STORED RECORDS
[start]

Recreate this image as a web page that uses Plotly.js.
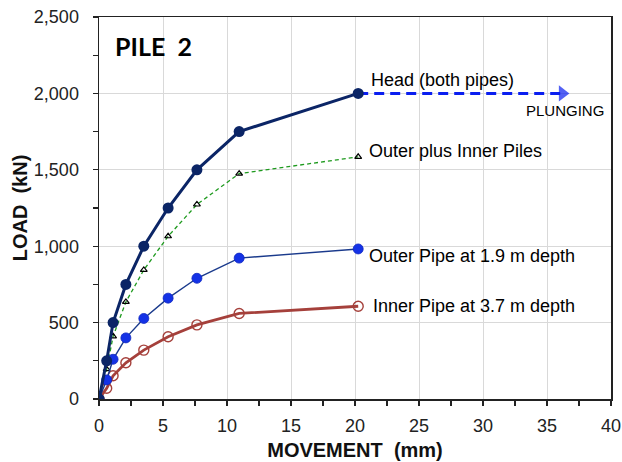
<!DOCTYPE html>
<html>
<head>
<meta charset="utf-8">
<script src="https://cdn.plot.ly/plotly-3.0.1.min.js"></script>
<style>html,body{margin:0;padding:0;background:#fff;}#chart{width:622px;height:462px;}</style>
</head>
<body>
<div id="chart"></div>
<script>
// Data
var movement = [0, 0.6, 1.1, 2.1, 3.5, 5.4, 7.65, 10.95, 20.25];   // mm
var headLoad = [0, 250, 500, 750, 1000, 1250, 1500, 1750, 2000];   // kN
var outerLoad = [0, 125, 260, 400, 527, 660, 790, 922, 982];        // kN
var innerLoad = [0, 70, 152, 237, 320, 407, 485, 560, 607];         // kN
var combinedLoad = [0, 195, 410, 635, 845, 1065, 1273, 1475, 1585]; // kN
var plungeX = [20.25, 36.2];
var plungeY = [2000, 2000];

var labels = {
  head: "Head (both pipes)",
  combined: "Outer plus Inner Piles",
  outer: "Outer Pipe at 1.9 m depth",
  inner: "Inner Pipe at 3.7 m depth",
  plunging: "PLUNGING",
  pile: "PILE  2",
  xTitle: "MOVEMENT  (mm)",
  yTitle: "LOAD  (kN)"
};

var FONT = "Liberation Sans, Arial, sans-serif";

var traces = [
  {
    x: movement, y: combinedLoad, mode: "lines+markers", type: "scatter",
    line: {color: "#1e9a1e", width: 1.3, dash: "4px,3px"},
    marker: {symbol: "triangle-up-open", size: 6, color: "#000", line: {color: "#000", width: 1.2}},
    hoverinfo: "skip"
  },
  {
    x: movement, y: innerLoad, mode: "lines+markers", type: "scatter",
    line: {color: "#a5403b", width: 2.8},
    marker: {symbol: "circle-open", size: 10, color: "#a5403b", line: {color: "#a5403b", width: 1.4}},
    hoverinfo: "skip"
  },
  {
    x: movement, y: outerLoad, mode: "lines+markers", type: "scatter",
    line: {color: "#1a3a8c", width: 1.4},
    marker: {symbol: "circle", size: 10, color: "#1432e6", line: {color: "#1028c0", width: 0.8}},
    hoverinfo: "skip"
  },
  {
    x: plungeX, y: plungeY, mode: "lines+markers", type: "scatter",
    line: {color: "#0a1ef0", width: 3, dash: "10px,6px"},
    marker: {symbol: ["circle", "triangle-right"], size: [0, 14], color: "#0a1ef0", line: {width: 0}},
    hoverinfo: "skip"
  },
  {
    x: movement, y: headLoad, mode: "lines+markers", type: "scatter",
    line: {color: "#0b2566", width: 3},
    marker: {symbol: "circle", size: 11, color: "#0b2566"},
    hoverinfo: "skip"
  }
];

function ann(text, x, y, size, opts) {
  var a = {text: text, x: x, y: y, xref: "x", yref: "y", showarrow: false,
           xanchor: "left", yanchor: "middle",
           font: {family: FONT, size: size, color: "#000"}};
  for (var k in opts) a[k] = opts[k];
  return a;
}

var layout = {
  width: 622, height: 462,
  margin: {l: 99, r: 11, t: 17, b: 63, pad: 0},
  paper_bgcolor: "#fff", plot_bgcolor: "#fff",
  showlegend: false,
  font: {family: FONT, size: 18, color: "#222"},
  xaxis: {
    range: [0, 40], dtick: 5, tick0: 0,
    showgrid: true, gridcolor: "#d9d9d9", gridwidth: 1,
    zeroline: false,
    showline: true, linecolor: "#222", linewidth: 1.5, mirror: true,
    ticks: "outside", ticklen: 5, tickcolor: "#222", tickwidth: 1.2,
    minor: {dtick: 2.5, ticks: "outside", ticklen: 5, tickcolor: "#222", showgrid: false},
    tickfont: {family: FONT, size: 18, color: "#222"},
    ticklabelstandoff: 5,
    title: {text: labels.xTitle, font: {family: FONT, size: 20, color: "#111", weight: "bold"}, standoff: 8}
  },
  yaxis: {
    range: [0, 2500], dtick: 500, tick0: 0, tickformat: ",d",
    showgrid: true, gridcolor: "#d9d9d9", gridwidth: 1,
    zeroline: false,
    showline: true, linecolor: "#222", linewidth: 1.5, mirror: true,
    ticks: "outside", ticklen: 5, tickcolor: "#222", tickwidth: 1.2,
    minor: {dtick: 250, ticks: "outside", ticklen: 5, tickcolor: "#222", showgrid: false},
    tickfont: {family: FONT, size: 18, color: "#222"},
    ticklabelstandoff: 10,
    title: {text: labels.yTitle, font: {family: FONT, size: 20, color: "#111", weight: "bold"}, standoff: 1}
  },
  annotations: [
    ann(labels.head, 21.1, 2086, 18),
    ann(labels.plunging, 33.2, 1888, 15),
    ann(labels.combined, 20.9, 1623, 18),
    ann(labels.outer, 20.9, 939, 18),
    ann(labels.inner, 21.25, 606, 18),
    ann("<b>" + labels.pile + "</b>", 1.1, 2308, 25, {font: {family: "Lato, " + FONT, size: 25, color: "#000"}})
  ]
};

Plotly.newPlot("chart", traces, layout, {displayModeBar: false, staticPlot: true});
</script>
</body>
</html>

[end]
[start]

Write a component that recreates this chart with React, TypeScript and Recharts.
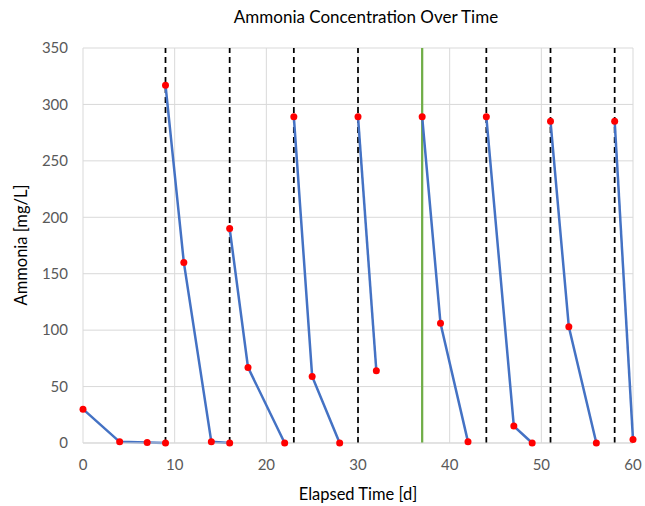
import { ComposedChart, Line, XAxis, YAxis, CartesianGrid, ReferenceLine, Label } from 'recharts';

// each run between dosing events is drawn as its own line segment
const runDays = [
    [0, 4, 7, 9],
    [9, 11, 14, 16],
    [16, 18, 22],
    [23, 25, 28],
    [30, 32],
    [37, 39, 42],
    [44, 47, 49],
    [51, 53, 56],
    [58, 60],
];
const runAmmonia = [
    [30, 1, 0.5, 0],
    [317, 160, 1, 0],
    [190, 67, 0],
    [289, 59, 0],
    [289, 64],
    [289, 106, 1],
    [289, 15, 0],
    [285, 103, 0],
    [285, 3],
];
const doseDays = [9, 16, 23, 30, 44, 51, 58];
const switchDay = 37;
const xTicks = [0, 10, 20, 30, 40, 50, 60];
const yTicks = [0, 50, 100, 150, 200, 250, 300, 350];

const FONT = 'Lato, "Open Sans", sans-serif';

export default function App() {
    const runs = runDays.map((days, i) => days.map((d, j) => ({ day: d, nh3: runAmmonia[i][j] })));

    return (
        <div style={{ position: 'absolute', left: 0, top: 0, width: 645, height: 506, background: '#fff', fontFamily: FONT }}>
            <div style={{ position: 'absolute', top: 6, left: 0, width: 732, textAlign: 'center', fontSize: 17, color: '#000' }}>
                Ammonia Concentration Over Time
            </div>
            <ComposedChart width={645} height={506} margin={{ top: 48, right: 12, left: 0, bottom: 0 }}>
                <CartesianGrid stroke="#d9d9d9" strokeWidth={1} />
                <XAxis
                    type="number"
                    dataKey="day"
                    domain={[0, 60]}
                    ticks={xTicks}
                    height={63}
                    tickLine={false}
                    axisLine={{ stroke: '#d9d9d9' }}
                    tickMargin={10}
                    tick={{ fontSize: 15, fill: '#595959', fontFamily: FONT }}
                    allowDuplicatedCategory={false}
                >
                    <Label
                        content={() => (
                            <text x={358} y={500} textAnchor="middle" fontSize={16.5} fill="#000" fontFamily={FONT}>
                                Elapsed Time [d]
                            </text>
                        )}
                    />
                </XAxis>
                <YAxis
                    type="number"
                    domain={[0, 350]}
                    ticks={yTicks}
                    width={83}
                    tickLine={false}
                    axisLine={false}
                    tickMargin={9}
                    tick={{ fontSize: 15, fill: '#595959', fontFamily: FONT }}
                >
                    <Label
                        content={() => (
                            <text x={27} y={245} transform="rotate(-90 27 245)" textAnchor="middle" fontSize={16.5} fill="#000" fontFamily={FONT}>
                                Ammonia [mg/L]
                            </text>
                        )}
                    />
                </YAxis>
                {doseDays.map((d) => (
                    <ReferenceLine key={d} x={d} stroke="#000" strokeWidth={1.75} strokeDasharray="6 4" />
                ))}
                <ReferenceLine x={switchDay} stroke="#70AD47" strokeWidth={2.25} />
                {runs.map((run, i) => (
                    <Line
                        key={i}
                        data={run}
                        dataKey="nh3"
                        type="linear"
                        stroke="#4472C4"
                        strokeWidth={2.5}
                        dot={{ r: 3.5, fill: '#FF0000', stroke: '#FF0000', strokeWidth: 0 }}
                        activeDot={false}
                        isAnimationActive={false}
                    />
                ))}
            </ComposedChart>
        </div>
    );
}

[end]

Without the pictures, write out exactly the lines from the one that has "Write a component" down to the one that has "const yTicks = [0, 50, 100, 150, 200, 250, 300, 350];", both included.

TASK RESULT
Write a component that recreates this chart with React, TypeScript and Recharts.
import { ComposedChart, Line, XAxis, YAxis, CartesianGrid, ReferenceLine, Label } from 'recharts';

// each run between dosing events is drawn as its own line segment
const runDays = [
    [0, 4, 7, 9],
    [9, 11, 14, 16],
    [16, 18, 22],
    [23, 25, 28],
    [30, 32],
    [37, 39, 42],
    [44, 47, 49],
    [51, 53, 56],
    [58, 60],
];
const runAmmonia = [
    [30, 1, 0.5, 0],
    [317, 160, 1, 0],
    [190, 67, 0],
    [289, 59, 0],
    [289, 64],
    [289, 106, 1],
    [289, 15, 0],
    [285, 103, 0],
    [285, 3],
];
const doseDays = [9, 16, 23, 30, 44, 51, 58];
const switchDay = 37;
const xTicks = [0, 10, 20, 30, 40, 50, 60];
const yTicks = [0, 50, 100, 150, 200, 250, 300, 350];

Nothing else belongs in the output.